Grief spreads on the wings of communication. When George Washington died on 14 December 1799, news of his death was carried by word of mouth and newspapers on horseback and on boats across America, and took weeks (months) to reach all parts of that very sparsely populated country. Only 65 years later, word of Lincoln’s death took just minutes to cross the continent, carried by the first electronic communication, the telegraph. A hundred years later, word of John Kennedy’s assassination came to me from a television monitor seconds after it was announced in Dallas as I walked across a restaurant lounge in Chicago. On 14 December 2005, news of the passing of Peter O’Farrell came to me via a cellphone call from my friend Lou Mazzucchelli. The time for tragic information to move from source to destination has shortened dramatically over the last two centuries but the effect is still the same.

Peter O’Farrell was an engineer, a thinker, a writer, a citizen, a husband, and a father. Peter was truly a 21st-century Renaissance man. Peter was not as famous as he deserved to be, but he was enormously important to all of us who knew him personally and to the thousands who knew of Peter only through his contributions to the Cutter Consortium. While many people in the Cutter world had read his articles and opinions, not everyone knew that Peter was also the husband of Cutter founder and CEO Karen Coburn and father of Nathan and Leah.

Peter was perhaps the nicest, kindest person I know. I don’t think I ever remember Peter saying an unkind word about anyone, except an occasional politician or wrong-headed business or technology guru. And he was funny. Peter had a dry, self-deprecating wit that would break up a room of world-famous experts or a family gathering. In an increasingly in-your-face world, Peter was an old-school gentleman. He was gracious to a fault but not in the least wishy-washy or confused. Peter knew what he knew, and God, he knew a lot.

Peter was a member of the Cutter Business Technology Council that I’ve been fortunate to be a member of for the last half-dozen years. The Council, as most of you know, is made up of some pretty bright and accomplished people (present company excepted). If you attended the Trends Council meetings, Peter would seem to blend into the background — until he had something to say! And when Peter talked, he always had something to say. And for me, what he had to say was always informed by a mind that had among the broadest range of knowledge of anyone I have ever known.

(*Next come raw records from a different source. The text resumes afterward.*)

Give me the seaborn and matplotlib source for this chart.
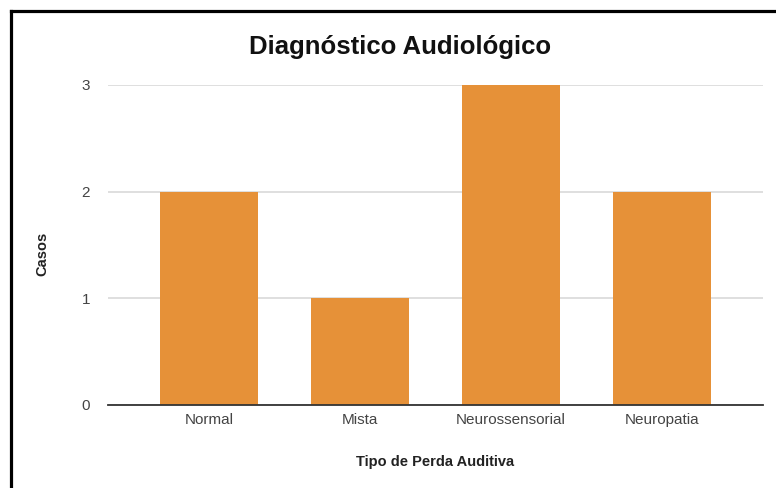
import matplotlib
matplotlib.use("Agg")
import matplotlib.pyplot as plt
from matplotlib.lines import Line2D
import seaborn as sns
import pandas as pd

categories = ["Normal", "Mista", "Neurossensorial", "Neuropatia"]
casos = [2, 1, 3, 2]
y_ticks = [0, 1, 2, 3]

sns.set_theme(style="white")
plt.rcParams["font.family"] = ["Liberation Sans", "DejaVu Sans"]

df = pd.DataFrame({"Tipo de Perda Auditiva": categories, "Casos": casos})

W, H = 776, 488
fig = plt.figure(figsize=(W / 100, H / 100), dpi=100)
ax_left, ax_right, ax_top, ax_bottom = 108, 763, 85, 405
ax = fig.add_axes([ax_left / W, 1 - ax_bottom / H,
                   (ax_right - ax_left) / W, (ax_bottom - ax_top) / H])

sns.barplot(data=df, x="Tipo de Perda Auditiva", y="Casos", color="#E69138",
            saturation=1, width=0.65, linewidth=0, edgecolor="none",
            ax=ax, zorder=3)

ax.set_xlim(-0.67, 3.67)
ax.set_ylim(0, 3)
ax.set_yticks(y_ticks)
ax.yaxis.grid(True, color="#d9d9d9", linewidth=1.2, zorder=0)
ax.set_axisbelow(True)
for s in ["top", "right", "left"]:
    ax.spines[s].set_visible(False)
ax.spines["bottom"].set_color("#333333")
ax.spines["bottom"].set_linewidth(1.3)
ax.spines["bottom"].set_zorder(4)
ax.tick_params(axis="both", length=0, labelsize=11, labelcolor="#444444")
ax.tick_params(axis="y", pad=13)
ax.tick_params(axis="x", pad=6)

ax.set_xlabel("Tipo de Perda Auditiva", fontsize=10.5, fontweight="bold",
              color="#222222", labelpad=20)
ax.set_ylabel("Casos", fontsize=10.5, fontweight="bold", color="#222222",
              va="center")
ax.yaxis.set_label_coords((42 - ax_left) / (ax_right - ax_left),
                          (ax_bottom - 254) / (ax_bottom - ax_top))
fig.text(400 / W, 1 - 47 / H, "Diagnóstico Audiológico", ha="center",
         va="center", fontsize=18.5, fontweight="bold", color="#111111")

# frame around the chart card
lw = 2.3
fig.add_artist(Line2D([10.5 / W, 10.5 / W], [0, 1 - 10.5 / H],
                      transform=fig.transFigure, color="black", linewidth=lw,
                      solid_capstyle="projecting"))
fig.add_artist(Line2D([10.5 / W, 1], [1 - 10.5 / H, 1 - 10.5 / H],
                      transform=fig.transFigure, color="black", linewidth=lw,
                      solid_capstyle="projecting"))

fig.savefig("out.png", dpi=100)
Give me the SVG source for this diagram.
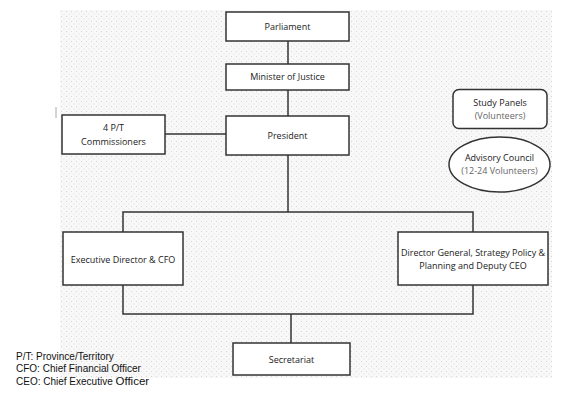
<svg xmlns="http://www.w3.org/2000/svg" width="587" height="400" viewBox="0 0 587 400">
<defs>
<pattern id="dots" width="5" height="5" patternUnits="userSpaceOnUse">
<rect width="5" height="5" fill="#f8f8f8"/>
<rect x="1" y="1" width="1" height="1" fill="#d6d6d6"/>
<rect x="3.5" y="3.5" width="1" height="1" fill="#e0e0e0"/>
</pattern>
<style>
.box{fill:#ffffff;stroke:#333333;stroke-width:1.5}
.ln{fill:none;stroke:#333333;stroke-width:1.5}
.t{font-family:"Open Sans","DejaVu Sans",sans-serif;font-size:9px;fill:#1a1a1a;text-anchor:middle}
.g{fill:#666666}
.leg{font-family:"Liberation Sans",Arial,sans-serif;font-size:10px;fill:#111111}
</style>
</defs>
<rect x="60" y="10" width="492" height="368" fill="url(#dots)"/>
<line x1="56" y1="107" x2="56" y2="118" stroke="#aaaaaa" stroke-width="1"/>
<g id="connectors">
<line class="ln" x1="288" y1="41" x2="288" y2="64"/>
<line class="ln" x1="288" y1="90" x2="288" y2="116"/>
<line class="ln" x1="165" y1="134" x2="226" y2="134"/>
<polyline class="ln" points="288,155 288,212"/>
<polyline class="ln" points="123,232 123,212 473,212 473,232"/>
<polyline class="ln" points="123,285 123,314 473,314 473,285"/>
<line class="ln" x1="291" y1="314" x2="291" y2="343"/>
</g>
<g id="parliament"><rect class="box" x="226" y="12" width="123" height="29"/><text class="t" x="287.5" y="30">Parliament</text></g>
<g id="minister"><rect class="box" x="226" y="64" width="123" height="26"/><text class="t" x="287.5" y="80">Minister of Justice</text></g>
<g id="president"><rect class="box" x="226" y="116" width="123" height="39"/><text class="t" x="287.5" y="139">President</text></g>
<g id="commissioners"><rect class="box" x="62" y="115" width="103" height="39"/><text class="t" x="113.5" y="131">4 P/T</text><text class="t" x="113.5" y="145">Commissioners</text></g>
<g id="study-panels"><rect class="box" x="453" y="89.5" width="94" height="39" rx="6"/><text class="t" x="500" y="106">Study Panels</text><text class="t g" x="500" y="119">(Volunteers)</text></g>
<g id="advisory-council"><ellipse class="box" cx="499.5" cy="164.5" rx="50.5" ry="27.5"/><text class="t" x="499.5" y="161">Advisory Council</text><text class="t g" x="499.5" y="174">(12-24 Volunteers)</text></g>
<g id="exec-director"><rect class="box" x="63" y="232" width="120" height="53"/><text class="t" x="123" y="263">Executive Director &amp; CFO</text></g>
<g id="director-general"><rect class="box" x="398" y="232" width="150" height="53"/><text class="t" x="473" y="256">Director General, Strategy Policy &amp;</text><text class="t" x="473" y="268.5">Planning and Deputy CEO</text></g>
<g id="secretariat"><rect class="box" x="233" y="343" width="117" height="32"/><text class="t" x="291.5" y="363">Secretariat</text></g>
<g id="legend">
<text class="leg" x="16" y="360">P/T: Province/Territory</text>
<text class="leg" x="16" y="372">CFO: Chief Financial Officer</text>
<text class="leg" x="16" y="384.5">CEO: Chief Executive <tspan font-size="11.5">Officer</tspan></text>
</g>
</svg>
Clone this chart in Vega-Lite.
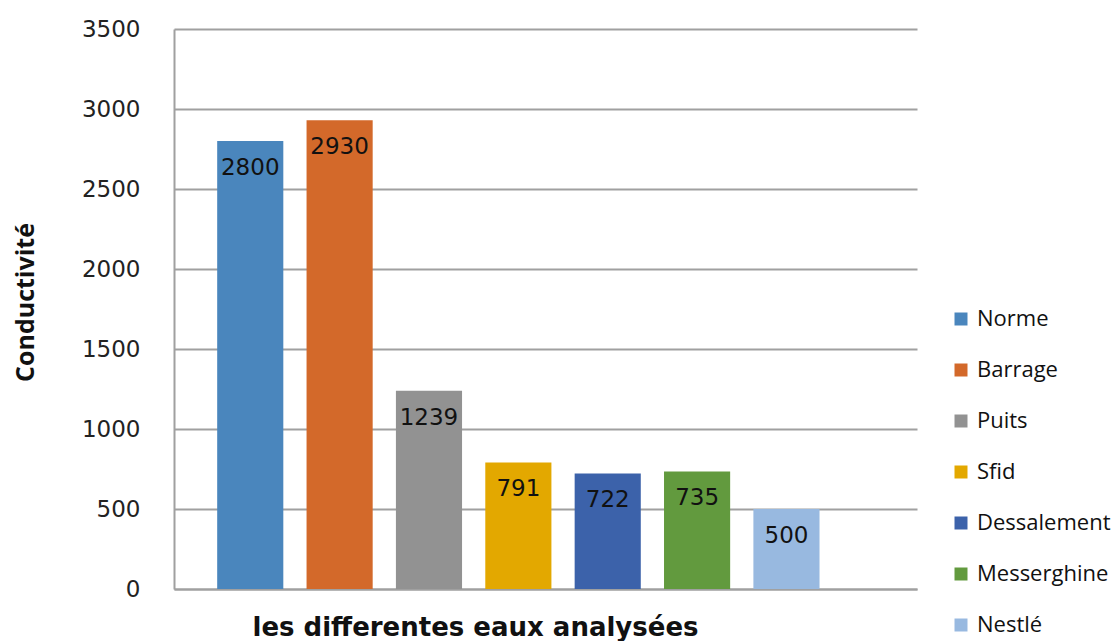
{
  "$schema": "https://vega.github.io/schema/vega-lite/v6.json",
  "width": 743,
  "height": 560,
  "autosize": {"type": "none"},
  "padding": {"left": 174, "top": 29, "right": 198, "bottom": 52},
  "background": "white",
  "config": {"view": {"stroke": null}, "font": "DejaVu Sans"},
  "data": {
    "values": [
      {"eau": "Norme", "conductivite": 2800},
      {"eau": "Barrage", "conductivite": 2930},
      {"eau": "Puits", "conductivite": 1239},
      {"eau": "Sfid", "conductivite": 791},
      {"eau": "Dessalement", "conductivite": 722},
      {"eau": "Messerghine", "conductivite": 735},
      {"eau": "Nestlé", "conductivite": 500}
    ]
  },
  "encoding": {
    "x": {
      "field": "eau",
      "type": "nominal",
      "sort": null,
      "scale": {"paddingInner": 0.26, "paddingOuter": 0.787, "align": 0.307},
      "axis": {
        "title": "les differentes eaux analysées",
        "labels": false,
        "ticks": false,
        "domainColor": "#a0a0a0",
        "domainWidth": 2,
        "titleFont": "DejaVu Sans",
        "titleFontWeight": "bold",
        "titleFontSize": 26,
        "titleColor": "#111111",
        "titleX": 301,
        "titleY": 38,
        "titleAlign": "center",
        "titleBaseline": "middle"
      }
    },
    "y": {
      "field": "conductivite",
      "type": "quantitative",
      "scale": {"domain": [0, 3500]},
      "axis": {
        "values": [0, 500, 1000, 1500, 2000, 2500, 3000, 3500],
        "format": "d",
        "grid": true,
        "gridColor": "#a0a0a0",
        "gridWidth": 2,
        "domainColor": "#a0a0a0",
        "domainWidth": 2,
        "ticks": false,
        "labelPadding": 34,
        "labelFontSize": 23,
        "labelColor": "#222222",
        "labelFont": "DejaVu Sans",
        "title": "Conductivité",
        "titleFont": "Open Sans",
        "titleFontWeight": "bold",
        "titleFontSize": 25,
        "titleColor": "#111111",
        "titleAngle": -90,
        "titleX": -149,
        "titleY": 273,
        "titleAlign": "center",
        "titleBaseline": "middle"
      }
    }
  },
  "layer": [
    {
      "mark": {"type": "bar"},
      "encoding": {
        "color": {
          "field": "eau",
          "type": "nominal",
          "sort": null,
          "scale": {
            "domain": ["Norme", "Barrage", "Puits", "Sfid", "Dessalement", "Messerghine", "Nestlé"],
            "range": ["#4a86bd", "#d3692a", "#929292", "#e3a800", "#3c62aa", "#629a3e", "#98b9e0"]
          },
          "legend": {
            "title": null,
            "orient": "none",
            "legendX": 776,
            "legendY": 279,
            "symbolType": "square",
            "symbolSize": 169,
            "symbolStrokeWidth": 0,
            "labelFont": "Open Sans",
            "labelFontSize": 22,
            "labelColor": "#111111",
            "labelOffset": 5,
            "rowPadding": 29
          }
        }
      }
    },
    {
      "mark": {"type": "text", "baseline": "middle", "dy": 27, "fontSize": 23, "color": "#111111", "font": "DejaVu Sans"},
      "encoding": {"text": {"field": "conductivite", "type": "quantitative", "format": "d"}}
    }
  ]
}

Peter was an engineer and manager by training, but he read everything. He understood economics, he understood politics, he understood history — but most of all, Peter understood people. Peter understood that the true impact of technology depended upon how people utilized that technology. He understood the transition from a national economy, in which most of us grew up, to a truly global economy — for all the good and bad that that observation implies. Peter was always pushing the limits of our assumptions. “What does this mean?” he would say, “What does this imply? What are the consequences?” He was interested in the really big trends.

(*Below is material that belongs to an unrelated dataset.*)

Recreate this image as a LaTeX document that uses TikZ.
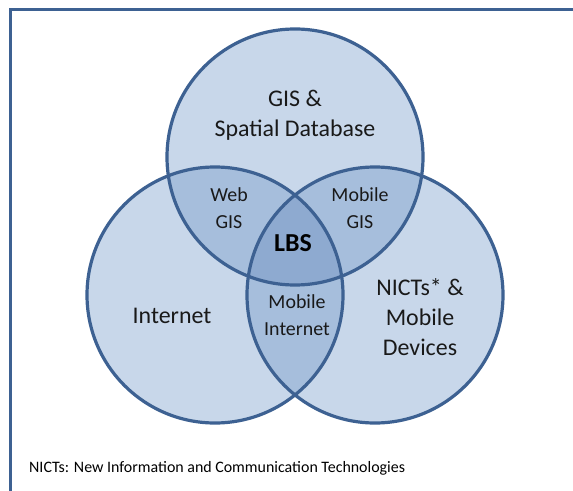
\documentclass[tikz,border=0pt]{standalone}
\usepackage{fontspec}
\setmainfont{Carlito}
\definecolor{edge}{HTML}{3D6192}
\definecolor{fillA}{HTML}{C8D7EA}
\definecolor{fillB}{HTML}{A6BEDC}
\definecolor{fillC}{HTML}{8EAAD0}
\begin{document}
\begin{tikzpicture}[x=1bp,y=-1bp,
  setcircle/.style={circle,minimum size=256bp,inner sep=0pt},
  bigtxt/.style={font=\fontsize{24}{30}\selectfont,align=center,text=black!90},
  midtxt/.style={font=\fontsize{20}{27}\selectfont,align=center,text=black!90},
  lbstxt/.style={font=\fontsize{26}{30}\selectfont\bfseries,align=center},
  foot/.style={font=\fontsize{16}{20}\selectfont,anchor=west,inner sep=0pt}]
\useasboundingbox (0,0) rectangle (573,491);
\fill[white] (0,0) rectangle (573,491);
% frame
\draw[edge,line width=3bp] (10,495) -- (10,10) -- (580,10);
% circles
\def\cT{(295,157) circle[radius=128]}
\def\cL{(215,295) circle[radius=128]}
\def\cR{(375,295) circle[radius=128]}
\fill[fillA] \cT; \fill[fillA] \cL; \fill[fillA] \cR;
\begin{scope}\clip \cT; \fill[fillB] \cL; \fill[fillB] \cR;\end{scope}
\begin{scope}\clip \cL; \fill[fillB] \cR;\end{scope}
\begin{scope}\clip \cT; \clip \cL; \fill[fillC] \cR;\end{scope}
\node[setcircle,draw=edge,line width=3.2bp] (top) at (295,157) {};
\node[setcircle,draw=edge,line width=3.2bp] (left) at (215,295) {};
\node[setcircle,draw=edge,line width=3.2bp] (right) at (375,295) {};
% labels
\node[bigtxt] (gis) at (295,115) {GIS \&\\Spatial Database};
\node[midtxt] (web) at (229,208) {Web\\GIS};
\node[midtxt] (mgis) at (360,208) {Mobile\\GIS};
\node[lbstxt] (lbs) at (293,243) {LBS};
\node[bigtxt] (inet) at (172,316) {Internet};
\node[bigtxt] (nicts) at (420,317) {NICTs* \&\\Mobile\\Devices};
\node[midtxt] (minet) at (297,315) {Mobile\\Internet};
\node[foot] (note) at (29,468) {NICTs: New Information and Communication Technologies};
\end{tikzpicture}
\end{document}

True knowledge, I have come to believe, only exists in the minds of people. What is written down or captured on audio or video tape are only knowledge artifacts. The knowledge in the minds of living, breathing people is not static or finished. So when great minds are gone, there is a tear in the fabric of the world. Peter’s loss leaves such a tear, not only in the fabric of the world, but in the lives of all those who knew and loved him. Our grief and love goes out to Karen and Nathan and Leah and all the people at Cutter. Peter, we will sorely miss you.